Une fois en France pour poursuivre ses études, Samy a décidé d’y rester. « Ici, tout n’est pas toujours rose, mais le pire que j’ai pu expérimenter c’est des mémés qui crachent par terre parce que je les dégoûte quand je me balade en robe. Là-bas, ce n’est même pas envisageable de porter un vêtement dit féminin ». Après cinq années d’errance entre la France, le Maroc et d’autres pays d’Europe, Samy finit par obtenir son statut de réfugié. « Un soulagement », souffle-t-il. Même si des chiffres ne sont pas disponibles, ils sont nombreux, les Marocains qui viennent en France pour vivre leur identité de genre, et leur sexualité. Selon le dernier rapport d’activité de l’Office français de protection des réfugiés et apatrides (OFPRA), le Maroc arrive en troisième position derrière l’Algérie et la Tunisie, en ce qui concerne les demandes fondées sur l’identité de genre en provenance du Maghreb.
C’est le cas d’Inès, âgée de 30 ans et qui vit avec son épouse à Paris. Elle est venue de Rabat avec autant de traumatismes que Samy. « J’étais dans un lycée assez populaire, et je voyais les garçons efféminés se faire lyncher. Forcément, je ne pouvais pas en parler », se souvient-elle. À l’époque elle avait une copine et comme elles sont des filles, elles étaient au-dessus de tout soupçon et pouvait dormir l’une chez l’autre. Mais cet abri ne tiendra que quelques mois. Elles s’étaient préparées pour quitter le Maroc, mais un faux pas brise le projet des amoureuses. « l’été de notre départ, la mère de ma copine a lu un petit mot que je lui avais laissé. Elle a tout compris, l’a séquestrée, puis l’a mariée de force. J’étais décidée à partir de toute façon, mais cette histoire a été la goutte d’eau qui a fait déborder le vase. Je ne pouvais plus rester », rapporte TelQuel
L’expérience d’Assia, une Marocaine âgée de 27 ans est bien différente. C’est en France qu’elle a pu mettre un nom sur son orientation sexuelle, grâce à une de ses amies. « Cette fois, c’était une fierté et non une insulte. Mon amie revendiquait le fait d’être lesbienne, c’est là que j’ai compris que c’était pareil pour moi. Je me suis remémorée plusieurs épisodes de ma vie, puis je me suis dit : c’est ce que je suis en fait, je suis lesbienne ». Mais elle précise ne pas se retrouver dans ce qu’elle appelle « le milieu militant blanc ». Les réalités, selon elle, sont bien différentes de ce qu’on imagine. « On y subit du racisme ordinaire, nos problématiques ne sont pas comprises et on est stigmatisées comme étant la lesbienne arabe en rupture avec sa famille », regrette-t-elle.

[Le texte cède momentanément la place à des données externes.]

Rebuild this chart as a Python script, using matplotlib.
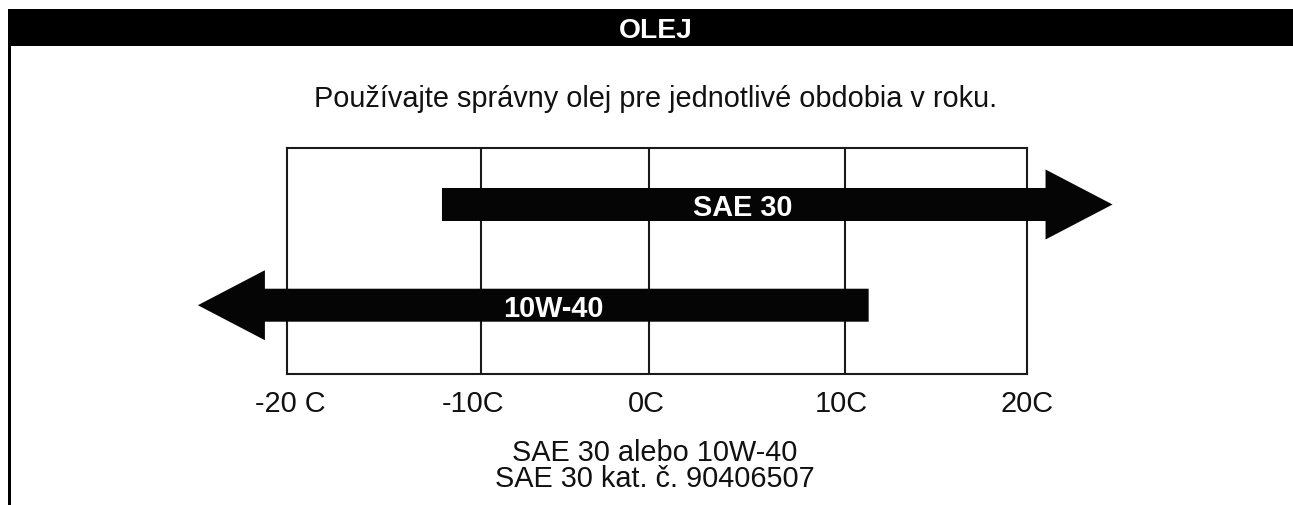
import numpy as np
import matplotlib
matplotlib.use("Agg")
import matplotlib.pyplot as plt
from matplotlib.patches import Polygon, Rectangle
from matplotlib.transforms import IdentityTransform, ScaledTranslation

# ---- data ----
title = "OLEJ"
subtitle = "Používajte správny olej pre jednotlivé obdobia v roku."
temps = [-20, -10, 0, 10, 20]
tick_labels = ["-20 C", "-10C", "0C", "10C", "20C"]
oils = ["SAE 30", "10W-40"]
arrow_from = [-12.0, 11.3]   # blunt end of each arrow (°C)
arrow_to = [24.7, -24.6]     # tip of each arrow (°C)
footer = ["SAE 30 alebo 10W-40", "SAE 30 kat. č. 90406507"]

FONT = ["Liberation Sans", "DejaVu Sans"]
plt.rcParams["font.family"] = FONT
FS = 20.8

W, H, DPI = 1293, 506, 100
fig = plt.figure(figsize=(W / DPI, H / DPI), dpi=DPI)

# overlay axes in pixel coordinates (top-left origin) for the frame/texts
ov = fig.add_axes([0, 0, 1, 1])
ov.set_xlim(0, W)
ov.set_ylim(H, 0)
ov.axis("off")
ov.add_patch(Rectangle((8, 10), W - 8, 37, color="black", lw=0))
ov.add_patch(Rectangle((8, 47), 3, H - 47, color="black", lw=0))
ov.text(656, 38, title, color="white", fontsize=20.3, fontweight="bold",
        ha="center", va="baseline")
ov.text(656, 107, subtitle, color="#111111", fontsize=FS,
        ha="center", va="baseline")
ov.text(655, 461.5, footer[0], color="#111111", fontsize=FS,
        ha="center", va="baseline")
ov.text(655, 487.5, footer[1], color="#111111", fontsize=FS,
        ha="center", va="baseline")

# chart axes: box from x=287..1027, y=149..375 px
L, R, T, B = 287, 1027, 149, 375
ax = fig.add_axes([L / W, (H - B) / H, (R - L) / W, (B - T) / H])

# the printed scale is slightly non-uniform; map °C -> position piecewise
T_K = [-40, -20, -10, 0, 10, 20, 40]
P_K = [-100.4, 287, 480.7, 648.7, 845, 1027, 1391]
fwd = lambda x: np.interp(x, T_K, P_K)
inv = lambda p: np.interp(p, P_K, T_K)
ax.set_xscale("function", functions=(fwd, inv))
ax.set_xlim(temps[0], temps[-1])
ax.set_ylim(1.683, -0.561)

for s in ax.spines.values():
    s.set_linewidth(1.5)
    s.set_color("#1a1a1a")
for t in temps[1:-1]:
    ax.axvline(t, color="#1a1a1a", lw=1.5, zorder=1)

ax.set_xticks(temps)
ax.set_xticklabels(tick_labels, fontsize=FS, color="#111111")
ax.tick_params(axis="x", length=0, pad=11)
ax.set_yticks([])
# small horizontal nudges of the printed labels (pixels)
nudge = [3, -8, -2, -4, 0]
for lab, dx in zip(ax.get_xticklabels(), nudge):
    lab.set_transform(lab.get_transform() +
                      ScaledTranslation(dx / DPI, 0, fig.dpi_scale_trans))

fig.canvas.draw()
HEAD_LEN, HEAD_HALF, BAR_HALF = 67, 35, 16.5
label_x = [4.8, -5.7]
for i, name in enumerate(oils):
    (x0, yc), = ax.transData.transform([(arrow_from[i], i)])
    (x1, _), = ax.transData.transform([(arrow_to[i], i)])
    d = np.sign(x1 - x0)
    xb = x1 - d * HEAD_LEN
    pts = [(x0, yc - BAR_HALF), (xb, yc - BAR_HALF), (xb, yc - HEAD_HALF),
           (x1, yc), (xb, yc + HEAD_HALF), (xb, yc + BAR_HALF),
           (x0, yc + BAR_HALF)]
    poly = Polygon(pts, closed=True, transform=IdentityTransform(),
                   facecolor="#050505", edgecolor="none", clip_on=False,
                   zorder=3)
    ax.add_patch(poly)
    ax.text(label_x[i], i, name, color="white", fontsize=FS,
            fontweight="bold", ha="center", va="center_baseline", zorder=4)

fig.savefig("out.png", dpi=DPI, facecolor="white")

Nour, l’une des fondatrices des Mille et une queer, une organisation féministe réservée aux femmes LGBTQI+ originaires du Maghreb, déplore une « accumulation des discriminations en tant que femmes, lesbiennes, perçues comme arabes et musulmanes ». D’autres associations, comme Shams France, viennent en aide aux personnes LGBTQI+ vivant en France et ayant des origines maghrébines et moyen-orientales.